Recovering an ESXi host after accidental boot disk passthrough
Recovering an ESXi host after accidental boot disk passthrough
Yesterday evening I finally decided to carry out a long-planned upgrade of my 2-node vSphere cluster.
1 Introduction
So far I have been using a single Nvidia GTX 4060 Ti
consumer grade GPU in one of the hosts for transcoding images and videos. The card was passed through to a single VM via direct PCIe passthrough.
I now have several services that would benefit from GPU hardware support and for this reason I have been looking around for vGPU capable cards.
Finally, I was able to acquire two refurbished Nvidia Tesla T4
cards, one of which will now replace the GTX 4060 Ti. The second card is to be used in the other host, which previously had no GPU installed at all.
2 Installing the GPU
To install the GPU in the first server, I put it into maintenance mode, migrated all VMs to the second host and finally shut down the system.
The installation itself took a good while, as the server is mounted in a rack in the basement that is not very easy to access. In the end, however, everything went smoothly - at least that’s what I thought at the time.
3 The Problem
Full of enthusiasm, I rebooted the host and started testing the GPU.

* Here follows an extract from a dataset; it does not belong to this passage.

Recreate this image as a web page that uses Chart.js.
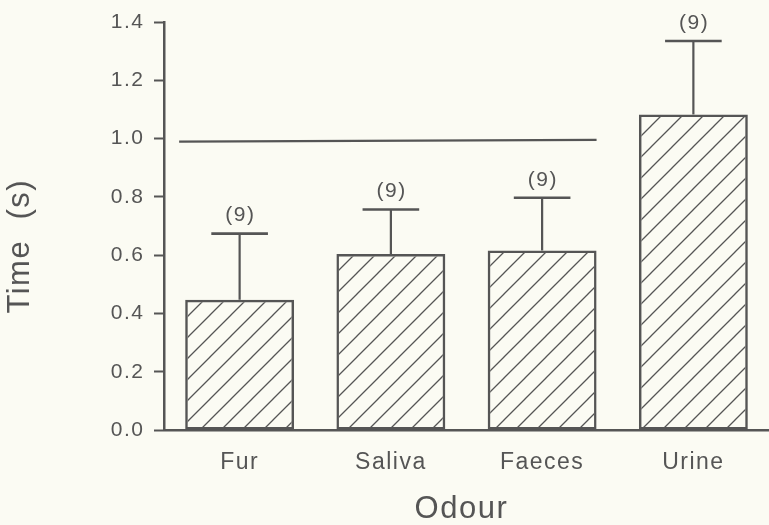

I quickly realized that although the GPU worked correctly at first glance, for some reason all the settings I made on the system were lost after a restart.
After poking around in vCenter and the shell for a while, I finally found out that the boot NVMe SSD was no longer recognized and ESXi had symlinked the so-called bootbank
to a temporary and volatile directory.
[root@esxi01:~] ls -l /
lrwxrwxrwx 1 root root 49 Aug 20 18:24 bootbank -> /tmp/randomid
What surprised me is the fact that the host still starts properly. I therefore ruled out a hardware-related cause for the time being and instead focused on the configuration.
It suddenly hit me like a blow: I had made a beginner’s mistake and had not deactivated the PCIe passthrough of the GTX 4060 Ti before swapping the GPUs.
By installing the new card and changing the physical PCIe slots, the PCIe mapping was changed. The boot NVMe SSD is now assigned the former ID of the GTX 4060 Ti and is then configured by the system for direct PCIe passthrough after ESXi starts. This means that ESXi itself can no longer access the disk.
4 The Solution
Now, I was faced with the question of how I could restore the host, if possible without having to completely reinstall ESXi and, if possible, without having to tinker with the hardware again.
So the goal was to somehow write the current volatile state back to the correct bootbank
on the boot SSD.
4.1 Mount the Boot SSD
First I had to make sure that the system mounts the boot SSD properly again. To do this I simply deactivated the PCIe passthrough in the vCenter UI.
After that, access to the required VMFS volumes was possible again.
4.2 Determine the original Bootbank Location
ESXi always uses two different BOOTBANK
volumes, one of which contains the actual bootbank
and the other the altbootbank
, which is used as a backup.
[root@esxi01:~] ls -l /vmfs/volumes
drwxr-xr-x 1 root root 8 Jan 1 1970 1f9a6075-1a4651a7-9891-edbc1fcdd109
drwxr-xr-x 1 root root 8 Jan 1 1970 405c1577-34424d96-82ac-2556d560fdce
lrwxr-xr-x 1 root root 35 Aug 21 07:55 BOOTBANK1 -> 405c1577-34424d96-82ac-2556d560fdce
lrwxr-xr-x 1 root root 35 Aug 21 07:55 BOOTBANK2 -> 1f9a6075-1a4651a7-9891-edbc1fcdd109
To find out which volume actually contains the original bootbank
, I looked at the access times of state.tgz
:
[root@esxi01:~] ls -l /vmfs/volumes/1f9a6075-1a4651a7-9891-edbc1fcdd109 | grep state.tgz
[root@esxi01:~] ls -l /vmfs/volumes/405c1577-34424d96-82ac-2556d560fdce | grep state.tgz
In my case, the archive on volume 1f9a6075-1a4651a7-9891-edbc1fcdd109
had the much more recent access times.
4.3 Restore the original Bootbank Symlink
In order for the state to be persisted again, the bootbank
symlink must first be redirected to the correct target:
[root@esxi01:~] ln -sfn /vmfs/volumes/1f9a6075-1a4651a7-9891-edbc1fcdd109 /bootbank
4.4 Persist the Volatile State
To ensure that the current volatile state (in which PCIe passthrough is already deactivated) is correctly written to the boot SSD, we use a command that should normally be executed before a manual state backup:
[root@esxi01:~] vim-cmd hostsvc/firmware/sync_config
Now all that’s left to do is restart the host.
5 Conclusion
Direct PCIe passthrough can cause unexpected subtle problems. From now on, before making any hardware changes, I will double-check that PCIe passthrough is disabled for all devices.